RIYADH, 11 May 2004 — For the first time in Saudi history, a peaceful march went ahead in Jeddah as some 200 students from four National Guard schools carrying anti-terror banners took to the streets early yesterday morning.
The students, aged between 12 and 18, were dressed in sweat pants, white T-shirts and caps bearing the words “Together Against Terrorism”.
The march started at 7 a.m. from the National Guard housing complex on Palestine Street, where the schools are located, and ended four kilometers away on the same road.
Chanting anti-terror slogans, students held banners aloft that read “Together for the Sake of the Country” and “Hand in Hand Against Terrorism”.

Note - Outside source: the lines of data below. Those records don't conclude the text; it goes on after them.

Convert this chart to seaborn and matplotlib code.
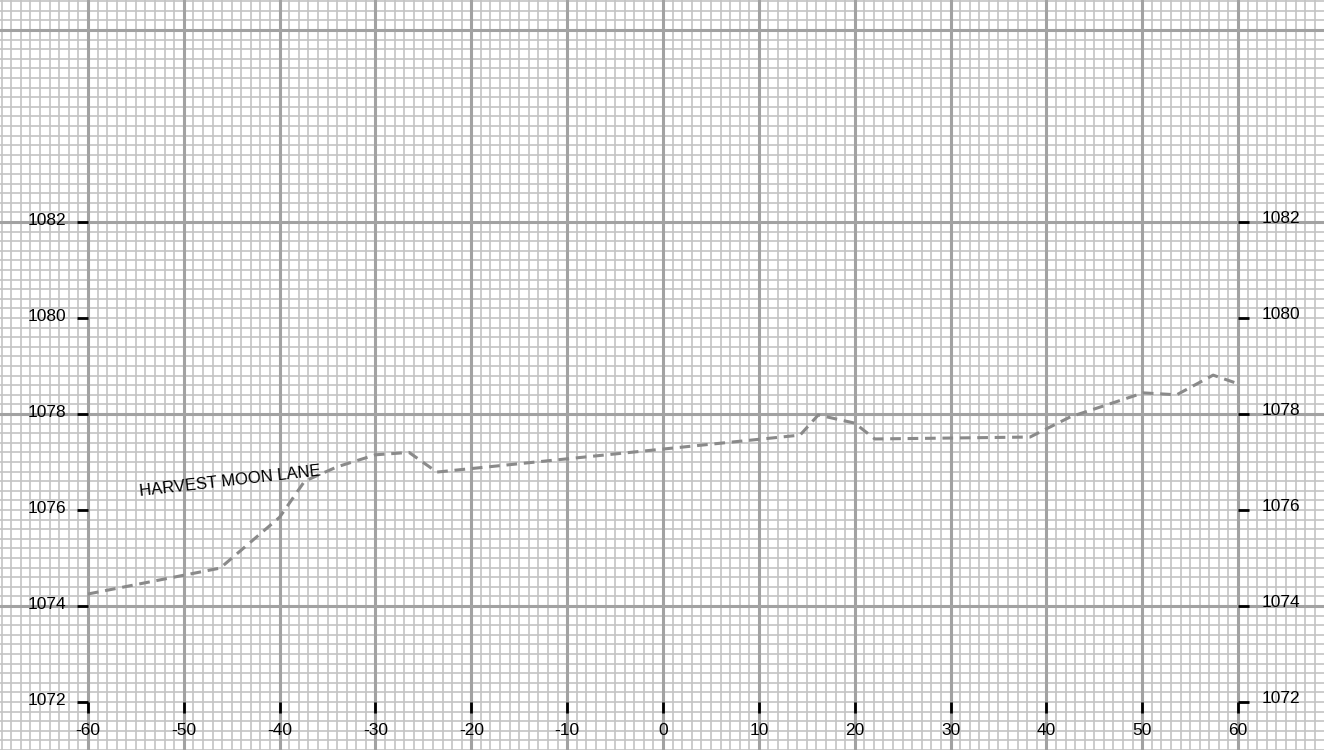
import numpy as np
import pandas as pd
import matplotlib.pyplot as plt
import matplotlib.transforms as mtransforms
import seaborn as sns

# profile of the existing ground along Harvest Moon Lane (offset vs elevation)
offset = [-60, -46.2, -40, -37.4, -34, -30, -26.5, -23.6, 14.3, 16.2, 20,
          22.1, 38.3, 42.5, 50.1, 53.6, 57.4, 60]
elevation = [1074.25, 1074.79, 1075.85, 1076.6, 1076.9, 1077.15, 1077.2,
             1076.79, 1077.56, 1077.98, 1077.81, 1077.48, 1077.52, 1077.94,
             1078.44, 1078.40, 1078.81, 1078.63]

x_ticks = [-60, -50, -40, -30, -20, -10, 0, 10, 20, 30, 40, 50, 60]
y_ticks = [1072, 1074, 1076, 1078, 1080, 1082]
road_name = "HARVEST MOON LANE"

sns.set_theme(style="white")
plt.rcParams["font.family"] = ["Liberation Sans", "DejaVu Sans"]

fig = plt.figure(figsize=(13.24, 7.5), dpi=100)
ax = fig.add_axes([0, 0, 1, 1])
ax.set_xlim(-69.18, 68.97)
ax.set_ylim(1071.0, 1086.625)
ax.set_axis_off()

# grid paper: light minor lines, darker major lines
minor_col, major_col = "#c4c4c4", "#a2a2a2"
for xv in np.arange(-69, 69):
    major = xv % 10 == 0
    ax.axvline(xv, color=major_col if major else minor_col,
               lw=2.2 if major else 1.2, zorder=2 if major else 1)
for i, yv in enumerate(np.arange(1071.0, 1086.7, 0.2)):
    major = abs((yv - 1074) % 4) < 1e-6 or abs((yv - 1074) % 4 - 4) < 1e-6
    ax.axhline(yv, color=major_col if major else minor_col,
               lw=2.2 if major else 1.2, zorder=2 if major else 1)

df = pd.DataFrame({"offset": offset, "elevation": elevation})
sns.lineplot(data=df, x="offset", y="elevation", sort=False, ax=ax,
             color="#8a8a8a", lw=2.2, linestyle=(0, (3.5, 2.2)), zorder=5)

# tick marks and labels, drawn in the sheet itself
px = mtransforms.offset_copy
xmin, xmax = x_ticks[0], x_ticks[-1]
ybase = y_ticks[0]
tick_len = 11 / 9.583  # ~11 px in x units
for yv in y_ticks:
    ax.plot([xmin - tick_len, xmin], [yv, yv], color="black", lw=2, zorder=6,
            solid_capstyle="butt")
    ax.plot([xmax, xmax + tick_len], [yv, yv], color="black", lw=2, zorder=6,
            solid_capstyle="butt")
    ax.text(xmin - 2.3, yv, str(yv), ha="right", va="baseline", fontsize=12.5,
            color="black", transform=px(ax.transData, fig, 0, -3, units="dots"))
    ax.text(xmax + 2.5, yv, str(yv), ha="left", va="baseline", fontsize=12.5,
            color="black", transform=px(ax.transData, fig, 0, -1, units="dots"))
for xv in x_ticks:
    ax.plot([xv, xv], [ybase, ybase - 11 / 48], color="black", lw=2, zorder=6,
            solid_capstyle="butt")
    ax.text(xv, ybase, str(xv), ha="center", va="baseline", fontsize=12.5,
            color="black", transform=px(ax.transData, fig, 0, -33, units="dots"))

ax.text(-54.6, 1076.3, road_name, rotation=6.5, rotation_mode="anchor",
        ha="left", va="baseline", fontsize=12, color="black", zorder=7)

fig.savefig("out.png", dpi=100)
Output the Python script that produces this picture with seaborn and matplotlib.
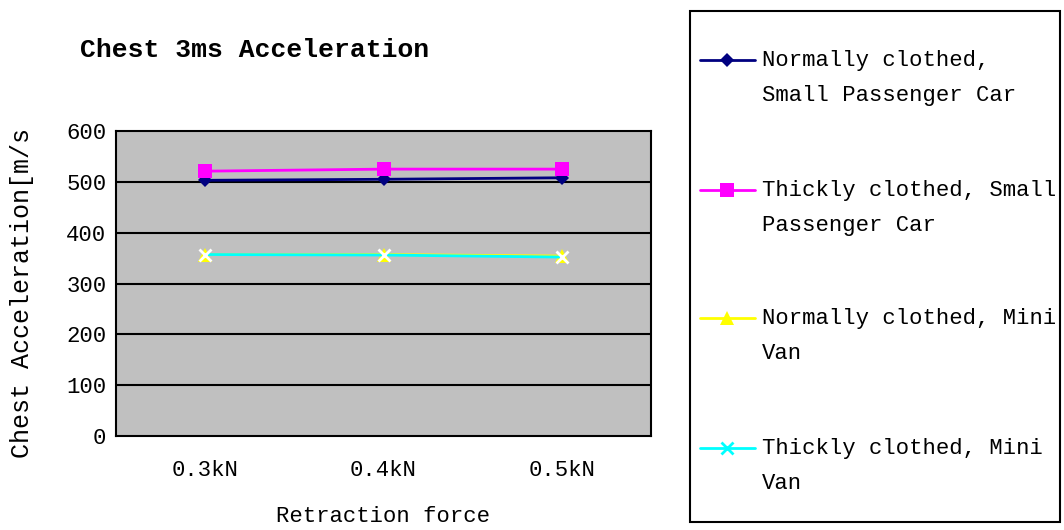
import matplotlib
matplotlib.use("Agg")
import matplotlib.pyplot as plt
from matplotlib.lines import Line2D
from matplotlib.patches import Rectangle
import seaborn as sns
import pandas as pd

# Retraction force settings (x categories)
categories = ["0.3kN", "0.4kN", "0.5kN"]

# Chest 3 ms acceleration [m/s^2] per occupant / vehicle configuration
normal_small_car = [503, 505, 508]
thick_small_car = [521, 525, 525]
normal_mini_van = [357, 357, 354]
thick_mini_van = [357, 356, 352]

series_names = [
    "Normally clothed,\nSmall Passenger Car",
    "Thickly clothed, Small\nPassenger Car",
    "Normally clothed, Mini\nVan",
    "Thickly clothed, Mini\nVan",
]
series_values = [normal_small_car, thick_small_car, normal_mini_van, thick_mini_van]

y_ticks = [0, 100, 200, 300, 400, 500, 600]

rows = []
for name, vals in zip(series_names, series_values):
    for cat, v in zip(categories, vals):
        rows.append({"series": name, "force": cat, "accel": v})
df = pd.DataFrame(rows)

sns.set_theme(style="white")
plt.rcParams["font.family"] = ["Liberation Mono", "DejaVu Sans Mono"]
plt.rcParams["text.color"] = "black"
plt.rcParams["xtick.color"] = "black"
plt.rcParams["ytick.color"] = "black"

W, H = 1064, 530
fig = plt.figure(figsize=(W / 100, H / 100), dpi=100)
fig.patch.set_facecolor("white")

# plot area in pixel coordinates
L, R, T, B = 116, 651, 131, 436
ax = fig.add_axes([L / W, (H - B) / H, (R - L) / W, (B - T) / H])
ax.set_facecolor("#C0C0C0")

styles = [
    dict(color="#000080", marker="D", markersize=7.5, markeredgewidth=0),
    dict(color="#FF00FF", marker="s", markersize=10, markeredgewidth=0),
    dict(color="#FFFF00", marker="^", markersize=10, markeredgewidth=0),
    dict(color="#00FFFF", marker="x", markersize=9, markeredgewidth=2),
]

for name, st in zip(series_names, styles):
    sub = df[df["series"] == name]
    sns.lineplot(data=sub, x="force", y="accel", ax=ax, linewidth=2,
                 legend=False, sort=False, **st)

ax.set_xlim(-0.5, len(categories) - 0.5)
ax.set_ylim(0, 600)
ax.set_yticks(y_ticks)
ax.set_yticklabels([str(t) for t in y_ticks], fontsize=16, color="black")
ax.set_xticks(range(len(categories)))
ax.set_xticklabels(categories, fontsize=16, color="black")
ax.set_xticks([0.5, 1.5], minor=True)
ax.tick_params(axis="x", which="major", length=0, pad=17)
ax.tick_params(axis="x", which="minor", direction="in", length=5.5, width=1.5, color="black")
ax.tick_params(axis="y", which="major", direction="out", length=3, width=1.5, color="black", pad=4)
ax.set_xlabel("")
ax.set_ylabel("")

for yv in y_ticks[1:-1]:
    ax.axhline(yv, color="black", linewidth=1.5, zorder=1)
for sp in ax.spines.values():
    sp.set_visible(True)
    sp.set_color("black")
    sp.set_linewidth(1.5)

# titles and axis labels
fig.text(80 / W, 1 - 50 / H, "Chest 3ms Acceleration", ha="left", va="center",
         fontsize=19, fontweight="bold", color="black")
fig.text(383 / W, 1 - 516 / H, "Retraction force", ha="center", va="center",
         fontsize=16, color="black")
fig.text(22 / W, 1 - 458 / H, "Chest Acceleration[m/s", ha="center", va="bottom",
         rotation=90, fontsize=18, color="black")

# legend panel
LL, LR, LT, LB = 690, 1060, 11, 522
lax = fig.add_axes([LL / W, (H - LB) / H, (LR - LL) / W, (LB - LT) / H])
lax.set_xlim(LL, LR)
lax.set_ylim(LB, LT)
lax.axis("off")
lax.add_patch(Rectangle((LL, LT), LR - LL, LB - LT, fill=False, edgecolor="black",
                        linewidth=1.5, clip_on=False))
entry_y = [60, 190, 318, 448]
for name, st, yy in zip(series_names, styles, entry_y):
    lax.add_line(Line2D([700, 755], [yy, yy], color=st["color"], linewidth=2))
    lax.add_line(Line2D([727], [yy], color=st["color"], marker=st["marker"],
                        markersize=st["markersize"], markeredgewidth=st["markeredgewidth"],
                        linestyle="none"))
    first, second = name.split("\n")
    lax.text(762, yy, first, ha="left", va="center", fontsize=16, color="black", clip_on=True)
    lax.text(762, yy + 35, second, ha="left", va="center", fontsize=16, color="black", clip_on=True)

fig.savefig("out.png", dpi=100, facecolor="white")
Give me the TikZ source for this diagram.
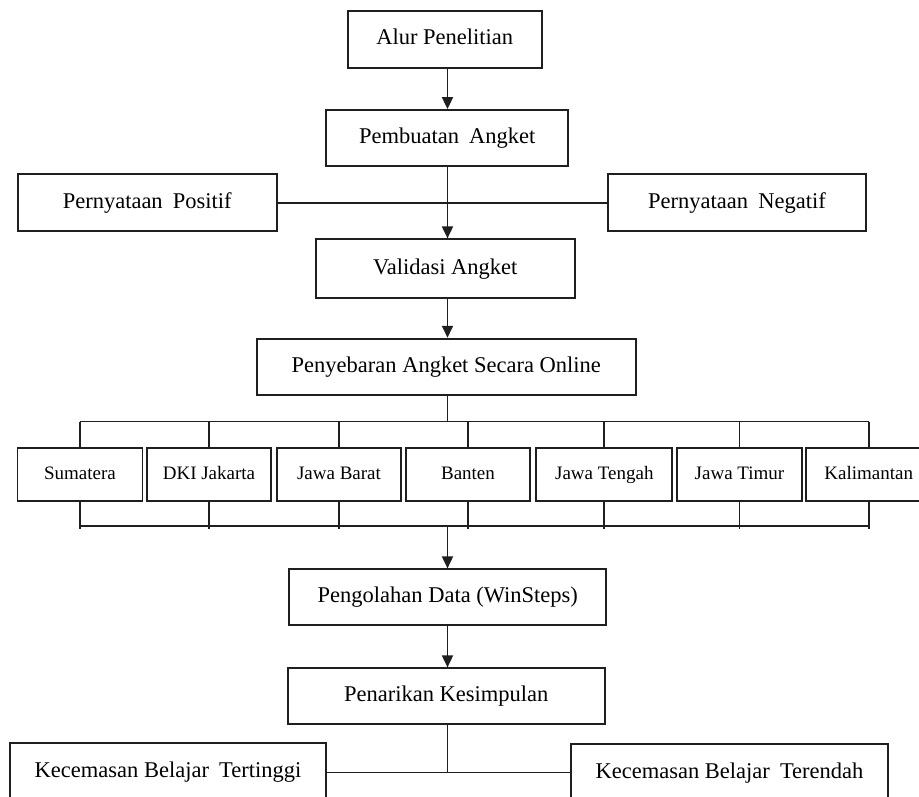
\documentclass[tikz,border=0pt]{standalone}
\usepackage{fontspec}
\setmainfont{Liberation Serif}
\usetikzlibrary{arrows.meta}
\begin{document}
\begin{tikzpicture}[x=1pt,y=-1pt,
  box/.style={draw=black!88, line width=1.8pt, rectangle, inner sep=0pt, align=center,
              text height=15pt, text depth=4pt,
              font=\fontsize{22.5}{26}\selectfont, text=black},
  regbox/.style={box, minimum height=52.7pt, text height=13pt, text depth=3.5pt,
              font=\fontsize{19}{22}\selectfont},
  link/.style={draw=black!88, line width=1.8pt},
  arr/.style={link, -{Triangle[length=12pt,width=11pt]}}]
\useasboundingbox (0,0) rectangle (919,797);
\clip (0,0) rectangle (919,797);
\coordinate (main) at (447.5,0);
\coordinate (busT) at (0,421.5);
\coordinate (busB) at (0,526);
\coordinate (hb) at (0,772.5);
% main chain
\node[box, minimum width=194pt, minimum height=56.7pt] (alur) at (444.7,39.3) {Alur Penelitian};
\node[box, minimum width=242.3pt, minimum height=56pt] (buat) at (447.2,138) {Pembuatan\hspace{0.2em} Angket};
\node[box, minimum width=259pt, minimum height=56.7pt] (pos) at (147.2,202.7) {Pernyataan\hspace{0.2em} Positif};
\node[box, minimum width=258.6pt, minimum height=56.7pt] (neg) at (737,202.7) {Pernyataan\hspace{0.2em} Negatif};
\node[box, minimum width=258.7pt, minimum height=58.4pt] (valid) at (445.3,268.5) {Validasi Angket};
\node[box, minimum width=379.3pt, minimum height=56.3pt] (sebar) at (446.3,366.8) {Penyebaran Angket Secara Online};
% regions
\node[regbox, minimum width=125pt] (sum) at (80,474.7) {Sumatera};
\node[regbox, minimum width=124.7pt] (dki) at (209,474.7) {DKI Jakarta};
\node[regbox, minimum width=124.7pt] (jabar) at (339,474.7) {Jawa Barat};
\node[regbox, minimum width=124.7pt] (banten) at (468,474.7) {Banten};
\node[regbox, minimum width=136pt] (jateng) at (604.3,474.7) {Jawa Tengah};
\node[regbox, minimum width=124.4pt] (jatim) at (739.5,474.7) {Jawa Timur};
\node[regbox, minimum width=124.7pt] (kal) at (868.7,474.7) {Kalimantan};
% lower chain
\node[box, minimum width=317pt, minimum height=56pt] (olah) at (447.8,597.3) {Pengolahan Data (WinSteps)};
\node[box, minimum width=316.7pt, minimum height=56pt] (tarik) at (446.3,696.3) {Penarikan Kesimpulan};
\node[box, minimum width=316pt, minimum height=57pt] (tinggi) at (168,771.8) {Kecemasan Belajar\hspace{0.2em} Tertinggi};
\node[box, minimum width=317pt, minimum height=57pt] (rendah) at (729.5,772.8) {Kecemasan Belajar\hspace{0.2em} Terendah};
% connectors
\draw[arr] (alur.south -| main) -- (buat.north -| main);
\draw[link] (pos.east) -- (neg.west);
\draw[arr] (buat.south -| main) -- (valid.north -| main);
\draw[arr] (valid.south -| main) -- (sebar.north -| main);
\draw[link] (sebar.south -| main) -- (busT -| main);
\draw[link] (busT -| sum.north) -- (busT -| kal.north);
\foreach \n in {sum,dki,jabar,banten,jateng,jatim,kal}{
  \draw[link] (busT -| \n.north) -- (\n.north);
  \draw[link] (\n.south) -- ([yshift=-3pt]busB -| \n.south);
}
\draw[link] (busB -| sum.south) -- (busB -| kal.south);
\draw[arr] (busB -| main) -- (olah.north -| main);
\draw[arr] (olah.south -| main) -- (tarik.north -| main);
\draw[link] (tarik.south -| main) -- (hb -| main);
\draw[link] (tinggi.east |- hb) -- (rendah.west |- hb);
\end{tikzpicture}
\end{document}
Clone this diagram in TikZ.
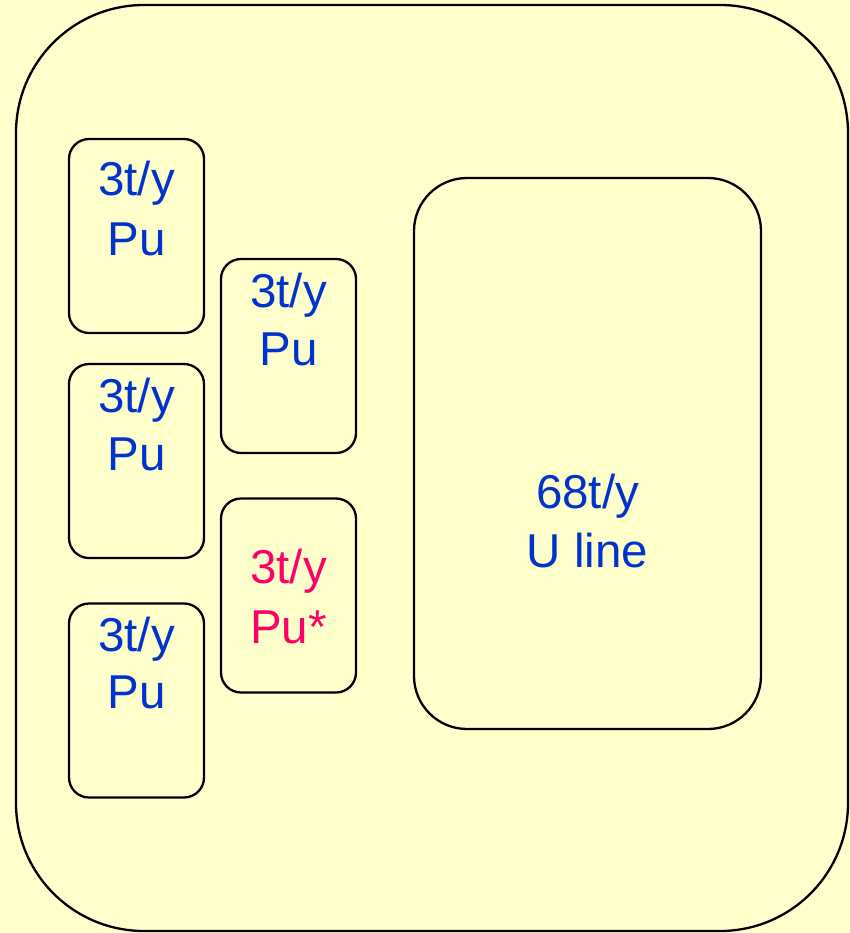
\documentclass[tikz,border=0pt]{standalone}
\usepackage{fontspec}
\setmainfont{Liberation Sans}
\definecolor{paper}{HTML}{FFFFCC}
\definecolor{ink}{HTML}{0033CC}
\definecolor{hot}{HTML}{FF0066}
\begin{document}
\begin{tikzpicture}[x=1pt,y=-1pt,
  frame/.style={draw=black,line width=2.3pt,rounded corners=#1,inner sep=0pt,outer sep=0pt},
  unitbox/.style={frame=20pt,minimum width=135pt,minimum height=194pt},
  rate/.style={anchor=base,inner sep=0pt,font=\fontsize{47.5}{55}\selectfont,text=ink},
  hotrate/.style={rate,text=hot}]
  % page and outer plant boundary
  \fill[paper] (0,0) rectangle (850,933);
  \useasboundingbox (0,0) rectangle (850,933);
  \draw[line width=2.3pt,rounded corners=128pt] (16,5) rectangle (848,931);

  % production lines
  \node[unitbox] (a) at (136.5,236) {};
  \node[unitbox] (b) at (136.5,461) {};
  \node[unitbox] (c) at (136.5,700.5) {};
  \node[unitbox] (d) at (288.5,356) {};
  \node[unitbox] (e) at (288.5,595.5) {};
  \node[frame=53pt,minimum width=347pt,minimum height=551pt] (u) at (587.5,453.5) {};

  % capacities
  \node[rate] (a1) at (136.5,196) {3t/y};
  \node[rate] (a2) at (136.5,255) {Pu};
  \node[rate] (b1) at (136.5,412) {3t/y};
  \node[rate] (b2) at (136.5,470) {Pu};
  \node[rate] (c1) at (136.5,651) {3t/y};
  \node[rate] (c2) at (136.5,708) {Pu};
  \node[rate] (d1) at (288.5,307) {3t/y};
  \node[rate] (d2) at (288.5,365) {Pu};
  \node[hotrate] (e1) at (288.5,583) {3t/y};
  \node[hotrate] (e2) at (288.5,643) {Pu*};
  \node[rate] (u1) at (587.5,508) {68t/y};
  \node[rate] (u2) at (587.5,567) {U line};
\end{tikzpicture}
\end{document}
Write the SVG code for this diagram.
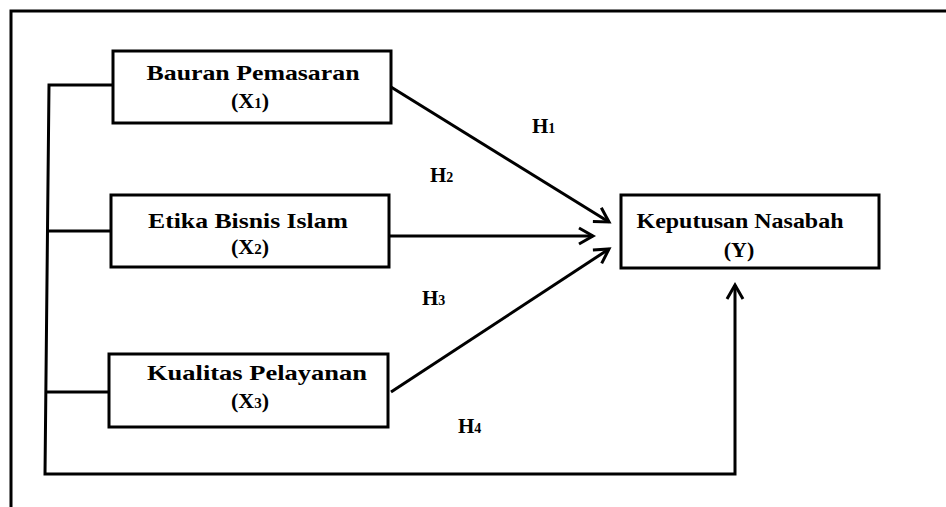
<svg xmlns="http://www.w3.org/2000/svg" width="946" height="507" viewBox="0 0 946 507">
<style>
.box{fill:#fff;stroke:#000;stroke-width:3}
.ln{fill:none;stroke:#000;stroke-width:3}
.t{font-family:"Liberation Serif","Times New Roman",serif;font-weight:bold;font-size:22px;fill:#000}
.h{font-family:"Liberation Serif","Times New Roman",serif;font-weight:bold;font-size:21px;fill:#000}
</style>
<defs>
<marker id="arr" refX="0" refY="0" markerWidth="1" markerHeight="1" markerUnits="userSpaceOnUse" orient="auto" overflow="visible">
<path d="M-14,-8 L0,0 L-14,8" fill="none" stroke="#000" stroke-width="3"/>
</marker>
</defs>
<path class="ln" d="M11,507 V11 H946"/>
<g id="connectors">
<path class="ln" d="M113,85 H49 L45,474 H735 V285" marker-end="url(#arr)"/>
<path class="ln" d="M111,231 H48"/>
<path class="ln" d="M109,392 H46"/>
<path class="ln" d="M391,87 L609,222" marker-end="url(#arr)"/>
<path class="ln" d="M389,236 H593" marker-end="url(#arr)"/>
<path class="ln" d="M391,392 L609,249" marker-end="url(#arr)"/>
</g>
<g id="x1">
<rect class="box" x="113" y="51" width="278" height="72"/>
<text class="t" x="253" y="80" text-anchor="middle" textLength="213" lengthAdjust="spacingAndGlyphs">Bauran Pemasaran</text>
<text class="t" x="250" y="108" text-anchor="middle">(X<tspan font-size="15">1</tspan>)</text>
</g>
<g id="x2">
<rect class="box" x="111" y="195" width="278" height="72"/>
<text class="t" x="248" y="228" text-anchor="middle" textLength="200" lengthAdjust="spacingAndGlyphs">Etika Bisnis Islam</text>
<text class="t" x="250" y="254" text-anchor="middle">(X<tspan font-size="15">2</tspan>)</text>
</g>
<g id="x3">
<rect class="box" x="109" y="354" width="279" height="73"/>
<text class="t" x="257" y="380" text-anchor="middle" textLength="220" lengthAdjust="spacingAndGlyphs">Kualitas Pelayanan</text>
<text class="t" x="250" y="408" text-anchor="middle">(X<tspan font-size="15">3</tspan>)</text>
</g>
<g id="y">
<rect class="box" x="621" y="195" width="258" height="73"/>
<text class="t" x="740" y="228" text-anchor="middle" textLength="207" lengthAdjust="spacingAndGlyphs">Keputusan Nasabah</text>
<text class="t" x="739" y="257" text-anchor="middle">(Y)</text>
</g>
<g id="labels">
<text class="h" x="532" y="133">H<tspan font-size="14">1</tspan></text>
<text class="h" x="430" y="182">H<tspan font-size="14">2</tspan></text>
<text class="h" x="422" y="305">H<tspan font-size="14">3</tspan></text>
<text class="h" x="458" y="433">H<tspan font-size="14">4</tspan></text>
</g>
</svg>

A source told Arab News that the march lasted for a little over an hour, adding that the police did not interfere.
According to the source, the march was organized by the student activity committee in the National Guard. The source said that the students wanted to pioneer “a unique, unprecedented student activity in the Kingdom” that could be practiced nationwide at some point in the future.
This was the first quasi-independent march not interrupted by police, a possible sign that government policy on demonstrations is changing provided they serve the interest of the country.
Some years ago, police broke up a peaceful demonstration on Tahlia Street by a group of Saudi women against Israeli atrocities against Palestinians and arrested the demonstrators.
They later asked the women’s male guardians to sign undertakings never to engage in such activities again.
On Oct. 14 last year, police, anti-riot squads and Special Forces units rounded up some 300 protesters on Riyadh’s Olaya Street who were demonstrating on the second day of the Kingdom’s first human rights conference. The authorities later released some bystanders, but some remain jailed for violating laws that ban all public forms of protest.
Other charges of “sedition” and “undermining public security” were also brought against them. A similar protest planned in Jeddah the following week was prevented from taking place by the police.
It was later revealed that some of the Riyadh protesters had been influenced by calls from London-based Saudi dissident Saad Al-Faqih, whom the Interior Ministry has linked with the terrorist responsible for last week’s killing spree in Yanbu.